* [WORK TO BE COMPLETED]: Without including any pictures, write out the listing below exactly.

* [COLLECTED MATERIAL]:
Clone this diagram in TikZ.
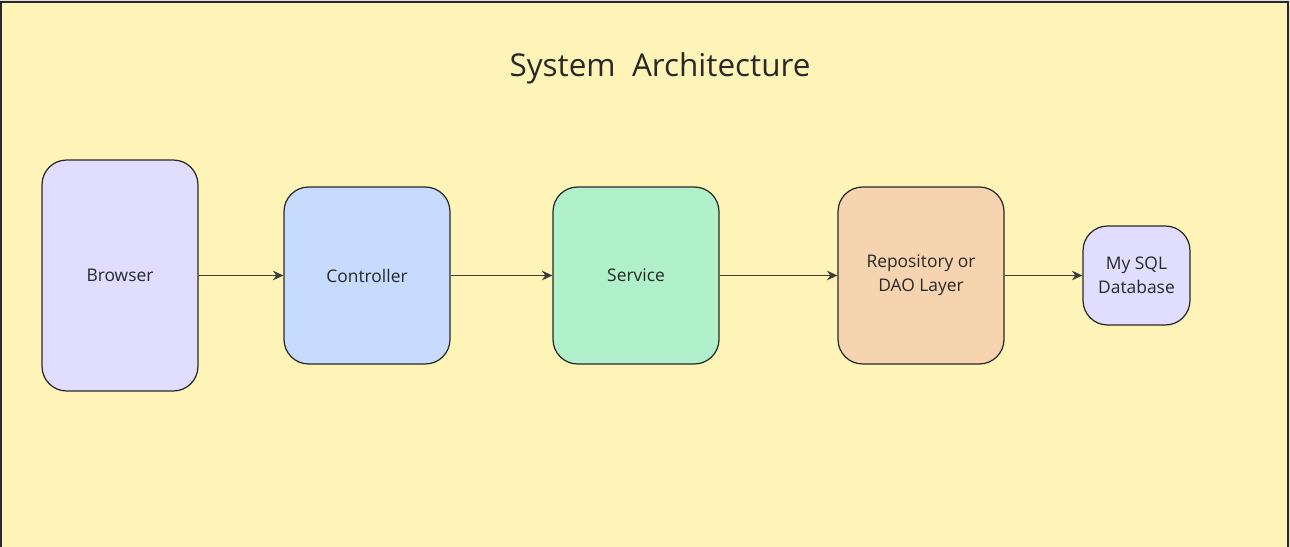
\documentclass[tikz,border=0pt]{standalone}
\usepackage{fontspec}
\setmainfont{Open Sans}
\definecolor{bgyellow}{RGB}{255,244,183}
\definecolor{edgegray}{RGB}{40,40,40}
\definecolor{browserlav}{RGB}{224,221,255}
\definecolor{ctrlblue}{RGB}{199,219,255}
\definecolor{svcgreen}{RGB}{176,240,202}
\definecolor{repopeach}{RGB}{247,212,176}
\definecolor{dblav}{RGB}{224,221,255}
\usetikzlibrary{arrows.meta,positioning}
\tikzset{
  layer/.style={draw=edgegray, line width=0.7pt, rounded corners=14pt, align=center,
    font=\fontsize{9.9}{13.6}\selectfont, text=edgegray},
  flow/.style={-{Stealth[length=6pt,width=5.5pt]}, draw=edgegray!90, line width=0.65pt}
}

\begin{document}
\begin{tikzpicture}[x=0.02cm, y=-0.02cm]
  \useasboundingbox (0,0) rectangle (1290,547);
  \clip (0,0) rectangle (1290,547);
  \fill[gray!25] (0,0) rectangle (1290,547);
  \draw[edgegray, line width=1.1pt, fill=bgyellow] (1,2) rectangle (1288,600);

  \node[font=\fontsize{17.9}{21}\selectfont, text=edgegray] (title) at (660,68) {System~ Architecture};

  \node[layer, fill=browserlav, minimum width=3.12cm, minimum height=4.62cm] (browser) at (120,275.5) {Browser};
  \node[layer, fill=ctrlblue, minimum width=3.32cm, minimum height=3.54cm] (ctrl) at (367,275.5) {Controller};
  \node[layer, fill=svcgreen, minimum width=3.32cm, minimum height=3.54cm] (svc) at (636,275.5) {Service};
  \node[layer, fill=repopeach, minimum width=3.32cm, minimum height=3.54cm] (repo) at (921,275.5) {Repository or\\DAO Layer};
  \node[layer, fill=dblav, minimum width=2.14cm, minimum height=1.98cm] (db) at (1136.5,275.5) {My SQL\\Database};

  % request flow
  \draw[flow] (browser) -- (ctrl);
  \draw[flow] (ctrl) -- (svc);
  \draw[flow] (svc) -- (repo);
  \draw[flow] (repo) -- (db);
\end{tikzpicture}
\end{document}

* [RESULT]:
Clone this diagram in TikZ.
\documentclass[tikz,border=0pt]{standalone}
\usepackage{fontspec}
\setmainfont{Open Sans}
\definecolor{bgyellow}{RGB}{255,244,183}
\definecolor{edgegray}{RGB}{40,40,40}
\definecolor{browserlav}{RGB}{224,221,255}
\definecolor{ctrlblue}{RGB}{199,219,255}
\definecolor{svcgreen}{RGB}{176,240,202}
\definecolor{repopeach}{RGB}{247,212,176}
\definecolor{dblav}{RGB}{224,221,255}
\usetikzlibrary{arrows.meta,positioning}
\tikzset{
  layer/.style={draw=edgegray, line width=0.7pt, rounded corners=14pt, align=center,
    font=\fontsize{9.9}{13.6}\selectfont, text=edgegray},
  flow/.style={-{Stealth[length=6pt,width=5.5pt]}, draw=edgegray!90, line width=0.65pt}
}

\begin{document}
\begin{tikzpicture}[x=0.02cm, y=-0.02cm]
  \useasboundingbox (0,0) rectangle (1290,547);
  \clip (0,0) rectangle (1290,547);
  \fill[gray!25] (0,0) rectangle (1290,547);
  \draw[edgegray, line width=1.1pt, fill=bgyellow] (1,2) rectangle (1288,600);

  \node[font=\fontsize{17.9}{21}\selectfont, text=edgegray] (title) at (660,68) {System~ Architecture};

  \node[layer, fill=browserlav, minimum width=3.12cm, minimum height=4.62cm] (browser) at (120,275.5) {Browser};
  \node[layer, fill=ctrlblue, minimum width=3.32cm, minimum height=3.54cm] (ctrl) at (367,275.5) {Controller};
  \node[layer, fill=svcgreen, minimum width=3.32cm, minimum height=3.54cm] (svc) at (636,275.5) {Service};
  \node[layer, fill=repopeach, minimum width=3.32cm, minimum height=3.54cm] (repo) at (921,275.5) {Repository or\\DAO Layer};
  \node[layer, fill=dblav, minimum width=2.14cm, minimum height=1.98cm] (db) at (1136.5,275.5) {My SQL\\Database};

  % request flow
  \draw[flow] (browser) -- (ctrl);
  \draw[flow] (ctrl) -- (svc);
  \draw[flow] (svc) -- (repo);
  \draw[flow] (repo) -- (db);
\end{tikzpicture}
\end{document}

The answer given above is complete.